To prepare for her role, Moretz took months of training in learning how to handle guns and to use butterfly knives and swords. Moretz stated that the shooting of the action scenes was arduous. Goldman said that the aspect of the film adaptation that excited her the most was adapting Hit-Girl's storyline to the film. Millar said he expected the character to receive mostly negative reception, "But the movie was so well made, I think, that people were quietly charmed by her for the most part. The only really negative thing we saw came from Roger Ebert and others from his generation who were upset, but there were those especially here in the United Kingdom [who] went crazy for her". Millar added he and Vaughn "were quite surprised about that. We were expecting the worst, that people were going to say she was amoral and we [in turn] were going to get killed for her. But it was much more of a case where people were positive about Hit-Girl even saying she was empowering female character".

===Controversy===
In January 2010, an uncensored preview clip from the first film was criticized by family advocacy groups for its display of violence and use of the line "Okay, you cunts, let's see what you can do now", delivered by Chloë Grace Moretz, who was twelve years old at the time of filming. Australian Family Association spokesman John Morrissey claimed that "the language [was] offensive and the values inappropriate; without the saving grace of the bloodless victory of traditional superheroes". Several critics accused the film of glorifying violence, particularly violence by young children.

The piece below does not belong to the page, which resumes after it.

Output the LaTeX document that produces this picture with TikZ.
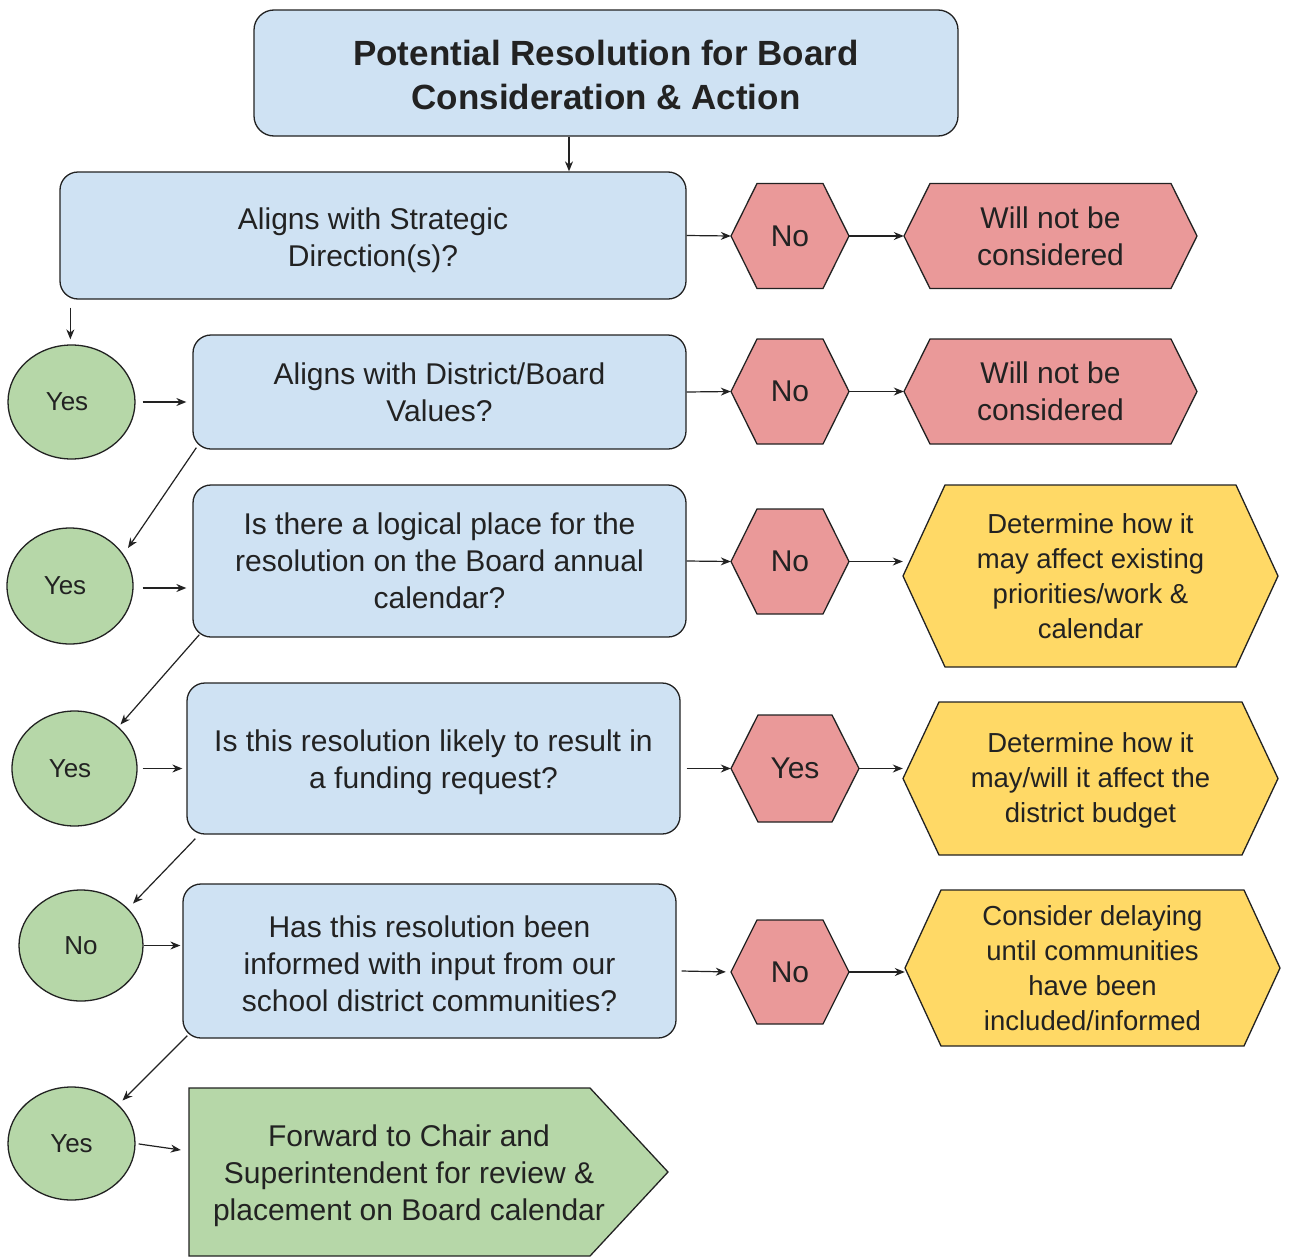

In response to the controversy, Moretz stated in an interview, "If I ever uttered one word that I said in Kick-Ass, I would be grounded for years! I'd be stuck in my room until I was 20! I would never in a million years say that. I'm an average, everyday girl." Moretz has said that while filming, she could not bring herself to say the film's title out loud in interviews, instead calling it "the film" in public and "Kick-Butt" at home. Christopher Mintz-Plasse expressed surprise that people were angry about the language but did not seem to be offended that Hit-Girl violently kills many people on-screen.

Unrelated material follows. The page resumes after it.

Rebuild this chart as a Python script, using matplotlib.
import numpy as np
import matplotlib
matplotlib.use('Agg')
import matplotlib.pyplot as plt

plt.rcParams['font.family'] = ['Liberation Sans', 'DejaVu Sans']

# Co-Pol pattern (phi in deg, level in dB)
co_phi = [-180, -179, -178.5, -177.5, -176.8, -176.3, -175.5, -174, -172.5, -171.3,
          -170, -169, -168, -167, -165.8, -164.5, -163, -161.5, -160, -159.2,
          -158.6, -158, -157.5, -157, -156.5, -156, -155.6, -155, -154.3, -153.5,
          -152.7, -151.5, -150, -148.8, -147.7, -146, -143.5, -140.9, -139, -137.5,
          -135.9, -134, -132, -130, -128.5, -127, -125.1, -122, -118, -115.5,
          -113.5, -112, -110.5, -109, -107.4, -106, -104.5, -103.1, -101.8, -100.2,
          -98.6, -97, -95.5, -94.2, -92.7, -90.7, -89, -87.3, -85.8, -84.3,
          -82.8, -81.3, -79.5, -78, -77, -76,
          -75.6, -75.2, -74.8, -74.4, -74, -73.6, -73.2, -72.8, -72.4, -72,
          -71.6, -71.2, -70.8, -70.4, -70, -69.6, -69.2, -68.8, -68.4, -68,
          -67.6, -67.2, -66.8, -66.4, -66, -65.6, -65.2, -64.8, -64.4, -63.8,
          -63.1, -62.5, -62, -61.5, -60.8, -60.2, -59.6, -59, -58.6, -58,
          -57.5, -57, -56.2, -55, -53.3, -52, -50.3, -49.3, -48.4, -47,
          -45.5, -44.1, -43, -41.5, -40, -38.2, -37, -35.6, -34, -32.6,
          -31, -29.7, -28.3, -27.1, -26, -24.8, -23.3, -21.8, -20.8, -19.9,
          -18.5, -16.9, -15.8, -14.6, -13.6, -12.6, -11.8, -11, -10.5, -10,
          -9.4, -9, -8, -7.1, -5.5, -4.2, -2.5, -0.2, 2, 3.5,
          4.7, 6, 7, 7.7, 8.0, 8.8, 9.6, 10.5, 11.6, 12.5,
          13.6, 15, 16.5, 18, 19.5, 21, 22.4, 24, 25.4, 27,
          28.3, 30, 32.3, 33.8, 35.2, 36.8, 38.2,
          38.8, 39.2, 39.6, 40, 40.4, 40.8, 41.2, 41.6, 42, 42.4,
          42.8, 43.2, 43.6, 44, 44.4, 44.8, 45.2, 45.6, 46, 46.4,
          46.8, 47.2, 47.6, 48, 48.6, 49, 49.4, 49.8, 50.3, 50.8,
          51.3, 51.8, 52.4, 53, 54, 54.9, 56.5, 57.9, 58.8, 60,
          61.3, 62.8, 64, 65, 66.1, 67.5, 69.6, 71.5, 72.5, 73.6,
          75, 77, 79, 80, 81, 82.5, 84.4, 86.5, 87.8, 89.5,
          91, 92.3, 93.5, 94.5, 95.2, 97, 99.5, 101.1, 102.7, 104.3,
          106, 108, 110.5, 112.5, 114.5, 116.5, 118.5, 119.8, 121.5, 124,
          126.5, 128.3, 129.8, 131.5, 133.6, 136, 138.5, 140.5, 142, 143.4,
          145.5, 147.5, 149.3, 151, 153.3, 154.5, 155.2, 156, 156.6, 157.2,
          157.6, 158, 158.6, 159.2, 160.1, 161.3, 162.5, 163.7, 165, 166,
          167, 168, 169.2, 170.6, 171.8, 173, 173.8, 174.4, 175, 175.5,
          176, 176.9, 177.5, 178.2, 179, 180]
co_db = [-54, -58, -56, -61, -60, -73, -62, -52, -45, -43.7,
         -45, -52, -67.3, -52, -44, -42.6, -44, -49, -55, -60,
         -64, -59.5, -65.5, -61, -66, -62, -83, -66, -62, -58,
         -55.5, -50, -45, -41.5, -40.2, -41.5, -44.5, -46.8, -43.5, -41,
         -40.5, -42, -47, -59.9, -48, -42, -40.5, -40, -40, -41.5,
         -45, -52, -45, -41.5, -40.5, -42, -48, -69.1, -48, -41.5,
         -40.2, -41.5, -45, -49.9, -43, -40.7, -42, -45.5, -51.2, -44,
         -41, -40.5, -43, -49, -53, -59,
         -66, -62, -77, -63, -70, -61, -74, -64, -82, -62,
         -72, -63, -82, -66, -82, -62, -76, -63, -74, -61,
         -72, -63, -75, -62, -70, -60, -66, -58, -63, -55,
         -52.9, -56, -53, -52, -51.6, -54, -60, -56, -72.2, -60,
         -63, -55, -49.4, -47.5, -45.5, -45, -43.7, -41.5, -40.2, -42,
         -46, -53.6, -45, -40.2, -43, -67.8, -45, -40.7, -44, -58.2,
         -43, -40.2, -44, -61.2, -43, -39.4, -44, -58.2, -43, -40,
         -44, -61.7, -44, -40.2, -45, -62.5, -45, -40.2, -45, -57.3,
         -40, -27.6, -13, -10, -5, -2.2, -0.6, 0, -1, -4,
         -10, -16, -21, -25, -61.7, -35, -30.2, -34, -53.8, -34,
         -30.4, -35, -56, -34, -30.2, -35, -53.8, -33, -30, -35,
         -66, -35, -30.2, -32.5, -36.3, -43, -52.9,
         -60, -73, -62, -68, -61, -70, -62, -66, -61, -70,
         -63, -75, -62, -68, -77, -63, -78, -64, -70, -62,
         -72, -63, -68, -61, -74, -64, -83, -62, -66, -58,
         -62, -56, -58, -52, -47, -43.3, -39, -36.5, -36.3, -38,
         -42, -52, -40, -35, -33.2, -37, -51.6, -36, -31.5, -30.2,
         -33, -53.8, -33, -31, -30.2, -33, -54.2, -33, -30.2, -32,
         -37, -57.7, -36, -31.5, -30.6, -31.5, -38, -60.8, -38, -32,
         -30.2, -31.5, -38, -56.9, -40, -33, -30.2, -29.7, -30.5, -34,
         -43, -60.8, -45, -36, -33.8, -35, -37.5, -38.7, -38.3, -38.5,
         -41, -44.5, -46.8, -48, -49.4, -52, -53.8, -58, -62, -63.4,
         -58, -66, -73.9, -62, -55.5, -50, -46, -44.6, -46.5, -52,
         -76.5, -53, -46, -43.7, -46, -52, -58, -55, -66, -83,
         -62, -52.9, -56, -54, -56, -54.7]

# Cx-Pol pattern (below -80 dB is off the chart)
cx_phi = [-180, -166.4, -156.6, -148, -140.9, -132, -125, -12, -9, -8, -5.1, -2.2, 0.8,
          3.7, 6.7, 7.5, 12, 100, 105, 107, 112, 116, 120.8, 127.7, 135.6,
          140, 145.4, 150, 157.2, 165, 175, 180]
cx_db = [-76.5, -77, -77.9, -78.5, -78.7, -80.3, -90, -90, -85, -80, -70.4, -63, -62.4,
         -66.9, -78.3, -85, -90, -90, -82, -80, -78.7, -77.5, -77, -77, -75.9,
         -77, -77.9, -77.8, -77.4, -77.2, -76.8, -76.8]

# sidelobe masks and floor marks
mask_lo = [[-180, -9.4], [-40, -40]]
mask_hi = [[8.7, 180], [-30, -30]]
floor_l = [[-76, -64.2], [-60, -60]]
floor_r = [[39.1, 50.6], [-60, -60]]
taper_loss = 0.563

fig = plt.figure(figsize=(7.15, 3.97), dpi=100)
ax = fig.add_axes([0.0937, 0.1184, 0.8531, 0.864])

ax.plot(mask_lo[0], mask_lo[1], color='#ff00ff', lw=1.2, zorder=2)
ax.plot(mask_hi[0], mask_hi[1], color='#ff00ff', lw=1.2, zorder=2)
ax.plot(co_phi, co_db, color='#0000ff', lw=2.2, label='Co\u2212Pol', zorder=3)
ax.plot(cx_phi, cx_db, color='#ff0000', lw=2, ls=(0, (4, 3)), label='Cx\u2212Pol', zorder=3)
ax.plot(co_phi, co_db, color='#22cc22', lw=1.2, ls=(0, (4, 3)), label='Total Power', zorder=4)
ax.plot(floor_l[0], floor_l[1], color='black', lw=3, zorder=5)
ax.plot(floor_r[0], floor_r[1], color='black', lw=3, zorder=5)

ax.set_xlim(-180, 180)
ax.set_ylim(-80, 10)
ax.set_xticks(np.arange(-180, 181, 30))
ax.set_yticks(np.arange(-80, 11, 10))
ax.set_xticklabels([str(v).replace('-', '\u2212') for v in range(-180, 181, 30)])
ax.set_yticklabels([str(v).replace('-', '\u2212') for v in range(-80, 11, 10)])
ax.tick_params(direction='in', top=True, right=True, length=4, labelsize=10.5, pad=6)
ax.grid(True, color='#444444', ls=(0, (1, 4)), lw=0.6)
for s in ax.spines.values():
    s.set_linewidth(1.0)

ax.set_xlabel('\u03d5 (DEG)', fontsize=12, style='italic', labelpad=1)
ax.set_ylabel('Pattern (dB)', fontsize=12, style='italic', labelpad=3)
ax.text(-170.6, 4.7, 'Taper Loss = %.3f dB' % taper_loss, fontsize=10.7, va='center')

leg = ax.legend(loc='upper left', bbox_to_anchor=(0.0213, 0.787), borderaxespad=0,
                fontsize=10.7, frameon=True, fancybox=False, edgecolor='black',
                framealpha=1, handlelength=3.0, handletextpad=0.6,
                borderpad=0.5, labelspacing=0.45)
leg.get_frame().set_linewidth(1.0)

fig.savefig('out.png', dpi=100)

===Solo film discussions===
In January 2015, Millar revealed to IGN that there was a planned Hit-Girl film with Gareth Evans directing but that it was cancelled.

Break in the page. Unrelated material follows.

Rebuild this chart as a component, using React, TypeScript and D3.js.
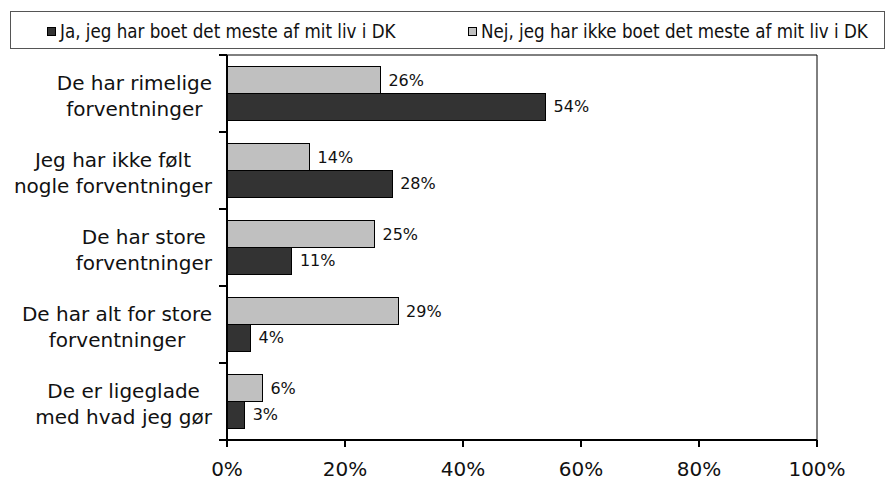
import React, { useEffect, useRef } from 'react';
import * as d3 from 'd3';

// Survey data, shares of respondents
const categories = [
  'De har rimelige\nforventninger',
  'Jeg har ikke følt\nnogle forventninger',
  'De har store\nforventninger',
  'De har alt for store\nforventninger',
  'De er ligeglade\nmed hvad jeg gør',
];
const seriesNames = [
  'Nej, jeg har ikke boet det meste af mit liv i DK',
  'Ja, jeg har boet det meste af mit liv i DK',
];
const nejValues = [26, 14, 25, 29, 6];
const jaValues = [54, 28, 11, 4, 3];
const xTicks = [0, 20, 40, 60, 80, 100];

const App: React.FC = () => {
  const svgRef = useRef<SVGSVGElement>(null);

  useEffect(() => {
    if (!svgRef.current) return;
    const width = 895;
    const height = 480;
    const margin = { top: 55, right: 78, bottom: 40, left: 227 };
    const font = "'DejaVu Sans', Verdana, sans-serif";

    const svg = d3.select(svgRef.current);
    svg.selectAll('*').remove();
    svg.attr('width', width).attr('height', height);

    const x = d3.scaleLinear().domain([0, 100]).range([margin.left, width - margin.right]);
    const y = d3.scaleBand<number>()
      .domain(d3.range(categories.length))
      .range([margin.top, height - margin.bottom])
      .paddingInner(0.31)
      .paddingOuter(0.155);
    const inner = d3.scaleBand<number>().domain([0, 1]).range([0, y.bandwidth()]);
    const boundScale = d3.scaleLinear().domain([0, categories.length]).range([margin.top, height - margin.bottom]);

    // Plot frame (thin top/right)
    svg.append('path')
      .attr('d', `M${x(0)},${margin.top}H${x(100)}V${height - margin.bottom}`)
      .attr('fill', 'none')
      .attr('stroke', '#000')
      .attr('stroke-width', 1);

    const series = [
      { values: nejValues, fill: '#c0c0c0' },
      { values: jaValues, fill: '#333333' },
    ];

    series.forEach((s, si) => {
      const g = svg.append('g');
      g.selectAll('rect')
        .data(s.values)
        .enter()
        .append('rect')
        .attr('x', x(0))
        .attr('y', (d, i) => (y(i) as number) + (inner(si) as number))
        .attr('width', d => x(d) - x(0))
        .attr('height', inner.bandwidth())
        .attr('fill', s.fill)
        .attr('stroke', '#000')
        .attr('stroke-width', 1)
        .attr('shape-rendering', 'crispEdges');

      g.selectAll('text')
        .data(s.values)
        .enter()
        .append('text')
        .attr('x', d => x(d) + 8)
        .attr('y', (d, i) => (y(i) as number) + (inner(si) as number) + inner.bandwidth() / 2)
        .attr('dy', '0.35em')
        .style('font-family', font)
        .style('font-size', '16px')
        .attr('fill', '#111')
        .text(d => `${d}%`);
    });

    // Y axis line and ticks at band boundaries
    const yAxis = svg.append('g');
    yAxis.append('line')
      .attr('x1', x(0)).attr('x2', x(0))
      .attr('y1', margin.top).attr('y2', height - margin.bottom + 7)
      .attr('stroke', '#000').attr('stroke-width', 2);
    yAxis.selectAll('.tick')
      .data(d3.range(categories.length + 1))
      .enter()
      .append('line')
      .attr('x1', x(0) - 8).attr('x2', x(0))
      .attr('y1', d => boundScale(d)).attr('y2', d => boundScale(d))
      .attr('stroke', '#000').attr('stroke-width', 2);

    // X axis
    const xAxis = svg.append('g');
    xAxis.append('line')
      .attr('x1', x(0) - 8).attr('x2', x(100))
      .attr('y1', height - margin.bottom).attr('y2', height - margin.bottom)
      .attr('stroke', '#000').attr('stroke-width', 2);
    xAxis.selectAll('.tick')
      .data(xTicks)
      .enter()
      .append('line')
      .attr('x1', d => x(d)).attr('x2', d => x(d))
      .attr('y1', height - margin.bottom).attr('y2', height - margin.bottom + 7)
      .attr('stroke', '#000').attr('stroke-width', 2);
    xAxis.selectAll('text')
      .data(xTicks)
      .enter()
      .append('text')
      .attr('x', d => x(d))
      .attr('y', height - 11)
      .attr('dy', '0.35em')
      .attr('text-anchor', 'middle')
      .style('font-family', font)
      .style('font-size', '20px')
      .attr('fill', '#111')
      .text(d => `${d}%`);

    // Category labels: centered lines, block right-aligned to axis
    categories.forEach((c, i) => {
      const lines = c.split('\n');
      const cy = boundScale(i + 0.5) + 2;
      const g = svg.append('g');
      const texts = lines.map((l, li) =>
        g.append('text')
          .attr('y', cy + (li - (lines.length - 1) / 2) * 26)
          .attr('dy', '0.35em')
          .attr('text-anchor', 'middle')
          .style('font-family', font)
          .style('font-size', '20px')
          .attr('fill', '#111')
          .text(l)
      );
      const maxW = d3.max(texts, t => (t.node() as SVGTextElement).getComputedTextLength()) || 0;
      texts.forEach(t => t.attr('x', x(0) - 15 - maxW / 2));
    });

    // Legend
    const lg = svg.append('g');
    lg.append('rect')
      .attr('x', 10.5).attr('y', 11.5).attr('width', 874).attr('height', 37)
      .attr('fill', '#fff').attr('stroke', '#555').attr('stroke-width', 1);
    const legendItems = [
      { name: seriesNames[1], fill: '#333333', x: 47 },
      { name: seriesNames[0], fill: '#c0c0c0', x: 468 },
    ];
    legendItems.forEach(it => {
      lg.append('rect')
        .attr('x', it.x + 0.5).attr('y', 27.5).attr('width', 8).attr('height', 8)
        .attr('fill', it.fill).attr('stroke', '#000').attr('stroke-width', 1);
      lg.append('text')
        .attr('x', it.x + 13).attr('y', 31.5)
        .attr('dy', '0.35em')
        .style('font-family', "'DejaVu Sans Condensed', 'DejaVu Sans', sans-serif")
        .style('font-size', '18.6px')
        .attr('fill', '#111')
        .text(it.name);
    });
  }, []);

  return (
    <div style={{ position: 'absolute', left: 0, top: 0, background: '#fff' }}>
      <svg ref={svgRef} style={{ display: 'block' }} />
    </div>
  );
};

export default App;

However, in June 2015, Matthew Vaughn discussed a possibility of rebooting the Kick-Ass franchise with a Hit-Girl and Big Daddy prequel film to revive interest in the franchise. He stated that, "If we make that, hopefully that will be the sorbet for the people that didn't like Kick-Ass 2 and then we can go off and make Kick-Ass 3. I think we've got to do this prequel to regain the love that we had with Kick-Ass."

==Video games==
Hit-Girl appear's as a playable character in Kick-Ass: The Game, she is not playable in kick-ass 2: the game, but is seen as an in-game model. Kick-Ass 2: The Game, each respectively based on the two films. the 2nd kick-ass game taking plot influence from the comic and or re-writing stuff.

==Toys==
In 2010, Mezco released Hit-Girl figures based on the film and followed-up with figures released in 2013 by Neca.

==Skills and abilities==
Mindy is an expert martial artist and proficient with a wide variety of melee weapons. She is capable of defeating large groups of armed thugs wielding a pair of swords or a double-bladed pole-arm. She is an excellent markswoman and proficient with practically all firearms from pistols to automatic rifles. Mindy is adept at stealth and evasion being able to infiltrate a maximum security prison with ease. She is an expert driver, with her vehicle of choice being a custom high-powered motorcycle. The nature of Big Daddy's training has made Hit-Girl a particularly brutal and remorseless character who does not flinch at torture or dispatching her opponents in the most gruesome and painful ways possible. She can be so intimidating that when she was briefly imprisoned she was soon the undisputed ruler of the adult penitentiary where she was held despite being a twelve-year-old girl. Mindy's one weakness, as pointed out by Mother Russia, is that her strength is limited by her youth which can cause an over-reliance on her weapons skills to compensate. Mother Russia seemed to be more than a match for Hit-Girl at hand-to-hand combat with the young vigilante winning their fight mostly through the intervention of chance.

==Personality==
As a vigilante who regularly kills her opponents in violent fashion, Mindy displays the skill to carry out dangerous acts with high-level precision, and the emotional detachment and desensitized temperament necessary to do so. For example, when, in the comic book version, Kick-Ass tells her that her father was just murdered, she responds by saying, "Finish the job, mourn later." She exhibits other habits and demeanors more typically seen in adults who are hardened killers. She curses regularly and makes crude jokes, often adopting a sarcastic demeanor towards her crime-fighting partner/apprentice Kick-Ass, who describes her as resembling a mix between John Rambo and Polly Pocket. Despite the violent nature of her crime-fighting, and her ability to carry out such activities without apparent difficulty or remorse, Mindy has an interest in things typical of young people, such as Hello Kitty, comic books, Clint Eastwood and John Woo movies. However, when the villain Johnny G is finally dead at the end of The Dave Lizewski Years Book One, she turns to Kick-Ass and asks him for a hug, covered in tears and blood, as she mourns her father.